# Uplay - Assassins Creed 4 laggt plötzlich extrem (PC)



## loxx (22. Dezember 2013)

*Uplay - Assassins Creed 4 laggt plötzlich extrem (PC)*

Hallo, liebe Community,

habe soetwas bisher noch nicht erlebt, habe Assassins Creed 4 über Uplay heruntergeladen und installiert. Habe es dann mit den besten Grafikeinstellungen gespielt, es lief extrem flüssig. Habe dann irgendwann aufgehört. Am nächsten Tag möchte ich es weiterspielen, starte es über Uplay und ab dem Menü, wo man eine beliebige Taste drücken soll, laggt es so schlimm, dass ich meinen Mauszeiger in Zeitlupe bewege und das Spielmenü auch in Zeitlupe angezeigt wird....
Wisst ihr, wo dran das liegt, bzw. wo das so plötzlich herkommt? Habe da keine wirkliche Idee, da das Spiel ja schon flüssig lief und ich einen ganz neuen Pc, mit sehr guter Grafikkarte besitze.   Habt ihr da nä Idee/ Lösungsvorschläge?

Mit freundlichen Grüßen,
loxx


----------



## Marschel7373 (22. Dezember 2013)

*AW: Uplay - Assassins Creed 4 laggt plötzlich extrem (PC)*

Wechlen Pc hast du denn, also einzelkomponenten


----------



## loxx (22. Dezember 2013)

*AW: Uplay - Assassins Creed 4 laggt plötzlich extrem (PC)*



Marschel7373 schrieb:


> Wechlen Pc hast du denn, also einzelkomponenten




CPU: Intel i5 4570
GPU: Nvidia GTX 770
Arbeitsspeicher: 8GB-Kit G.Skill RipJaws-X PC3-12800U CL8 (1600)
HDD: Seagate Baracuda 1TB
Mainboard: Gigabyte GA H87 HD3
Netzteil: be quiet 480 Watt 
Laufwerk: LG GH24NS
Gehäuse: Corsair Carbide 300R
Bildschirm: Eizo FORIS FS2333

vor ein paar Tagen zusammengebaut...

-> achja, andere Spiele, wie COD MW3 (über Steam) laufen flüssig, ohne Probleme...


----------



## Marschel7373 (22. Dezember 2013)

*AW: Uplay - Assassins Creed 4 laggt plötzlich extrem (PC)*

die grafik bisschen herunter drehen oder du hattest villeicht im hintergrund zu viel offen


----------



## loxx (22. Dezember 2013)

*AW: Uplay - Assassins Creed 4 laggt plötzlich extrem (PC)*



Marschel7373 schrieb:


> die grafik bisschen herunter drehen oder du hattest villeicht im hintergrund zu viel offen




Grafik herunter drehen?  Habe eine extrem gute, neue Grafikkarte, daran wirds wohl kaum liegen...
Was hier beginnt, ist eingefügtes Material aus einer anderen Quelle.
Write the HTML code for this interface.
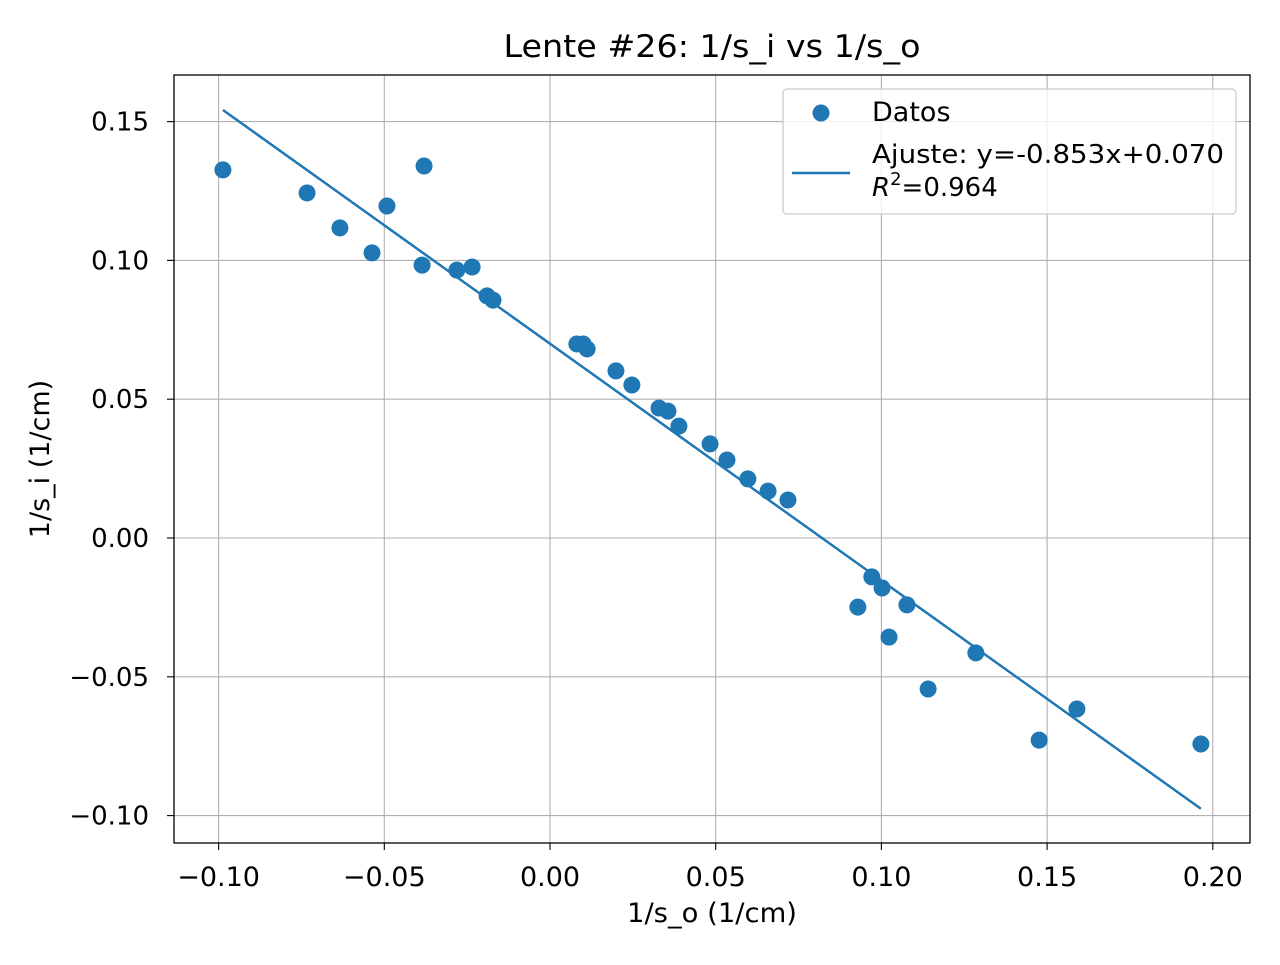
<!DOCTYPE html>
<html><head><meta charset="utf-8"><style>
body{margin:0;background:#fff;}
svg text{font-family:"DejaVu Sans","Liberation Sans",sans-serif;fill:#000;}
</style></head><body>
<svg id="chart" width="1280" height="960">
<rect width="1280" height="960" fill="#fff"/>
<g id="grid"></g>
<g id="ticks"></g>
<g id="marks"></g>
<rect x="174" y="75" width="1076" height="768" fill="none" stroke="#000" stroke-width="1.3"/>
<text x="712" y="57" font-size="31" text-anchor="middle" textLength="417" lengthAdjust="spacingAndGlyphs">Lente #26: 1/s_i vs 1/s_o</text>
<text x="712" y="922" font-size="27" text-anchor="middle" textLength="170" lengthAdjust="spacingAndGlyphs">1/s_o (1/cm)</text>
<text x="49" y="459" font-size="27" text-anchor="middle" transform="rotate(-90 49 459)">1/s_i (1/cm)</text>
<g>
<rect x="783" y="89" width="453" height="125" rx="4" fill="#fff" fill-opacity="0.8" stroke="#ccc" stroke-width="1.3"/>
<circle cx="821" cy="113" r="8.5" fill="#1f77b4"/>
<text x="872" y="121" font-size="27">Datos</text>
<line x1="792" y1="173" x2="850" y2="173" stroke="#1f77b4" stroke-width="2.5"/>
<text x="872" y="163" font-size="26" textLength="352" lengthAdjust="spacingAndGlyphs">Ajuste: y=-0.853x+0.070</text>
<text x="872" y="196" font-size="26"><tspan font-style="italic">R</tspan><tspan font-size="18" dy="-11">2</tspan><tspan dy="11">=0.964</tspan></text>
</g>
</svg>
<script>
const xs=[-0.0987,-0.0733,-0.0634,-0.0537,-0.0492,-0.0386,-0.0380,-0.0281,-0.0235,-0.0190,-0.0172,0.0081,0.0100,0.0112,0.0199,0.0247,0.0329,0.0356,0.0389,0.0483,0.0534,0.0597,0.0658,0.0718,0.0929,0.0971,0.1002,0.1023,0.1077,0.1141,0.1285,0.1476,0.1590,0.1964];
const ys=[0.1326,0.1243,0.1117,0.1027,0.1196,0.0983,0.1340,0.0965,0.0976,0.0872,0.0857,0.0699,0.0699,0.0681,0.0602,0.0551,0.0468,0.0457,0.0403,0.0339,0.0281,0.0213,0.0169,0.0137,-0.0249,-0.0140,-0.0180,-0.0357,-0.0241,-0.0544,-0.0414,-0.0728,-0.0616,-0.0742];
const slope=-0.853, intercept=0.070;
const xTicks=[-0.10,-0.05,0.00,0.05,0.10,0.15,0.20];
const yTicks=[-0.10,-0.05,0.00,0.05,0.10,0.15];
const X=v=>550+v*3314, Y=v=>538-v*2776;
const NS="http://www.w3.org/2000/svg";
function mk(parent,tag,attrs){const e=document.createElementNS(NS,tag);for(const k in attrs)e.setAttribute(k,attrs[k]);document.getElementById(parent).appendChild(e);return e;}
const fmt=v=>(v<0?"\u2212":"")+Math.abs(v).toFixed(2);
xTicks.forEach(t=>{
 const g=mk('grid','line',{x1:X(t),x2:X(t),y1:75,y2:843,stroke:'#b0b0b0','stroke-width':1.1});
 
 
 const tk=mk('ticks','line',{x1:X(t),x2:X(t),y1:843,y2:850,stroke:'#000','stroke-width':1.1});
 
 
 const l=mk('ticks','text',{x:X(t),y:886,'font-size':27,'text-anchor':'middle'});l.textContent=fmt(t);
 
 
});
yTicks.forEach(t=>{
 const g=mk('grid','line',{x1:174,x2:1250,y1:Y(t),y2:Y(t),stroke:'#b0b0b0','stroke-width':1.1});
 
 
 const tk=mk('ticks','line',{x1:167,x2:174,y1:Y(t),y2:Y(t),stroke:'#000','stroke-width':1.1});
 
 
 const l=mk('ticks','text',{x:149,y:Y(t)+9,'font-size':26,'text-anchor':'end'});l.textContent=fmt(t);
 
 
});
xs.forEach((x,i)=>{
 const c=mk('marks','circle',{cx:X(x),cy:Y(ys[i]),r:8.5,fill:'#1f77b4'});
 
 
});
const x0=Math.min(...xs),x1=Math.max(...xs);
const ln=mk('marks','line',{x1:X(x0),y1:Y(slope*x0+intercept),x2:X(x1),y2:Y(slope*x1+intercept),stroke:'#1f77b4','stroke-width':2.5});


</script>
</body></html>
Hatte im Hintergrund nichts offen...

Andere Spiele laufen ja auch gut, nur über Uplay nicht, und das so plötzlich....
Es laggt plötzlich, obwohl ich sogar fast noch nichts aufm Pc drauf habe...


----------



## pcfreak12 (22. Dezember 2013)

*AW: Uplay - Assassins Creed 4 laggt plötzlich extrem (PC)*

Grafik herunterdrehen oder PC neu aufsetzen 
Vlt. Mal physx ausschalten 

MfG


----------



## R4zerSixFour (22. Dezember 2013)

*AW: Uplay - Assassins Creed 4 laggt plötzlich extrem (PC)*

Hey leute, 
ich bin mir nicht sicher ob hier der richtige bereich ist, aber ich habe in meiner Inkompetenz nicht die funktion für ein neues thema gefunden 
So nun zu meiner frage, und zwar ist mir vorhin mein Savegame von Assassins Creed 4 abgeraucht, da AC4 mitten im Speichern der Meinung wahr das es abstürzen muss -.- jetzt ist meine frage ob mir freundlicherweise einer von euch sein Savegame von AC4 zur verfügung stellen würde, ich war ca. ende von Sequenz 6 wenn jemand da ist oder etwas früher wie z.B. sequenz 4-5 wäre das auch nicht schlimm, savegame könnte z.B. per skype gesendet werden

danke im voraus


----------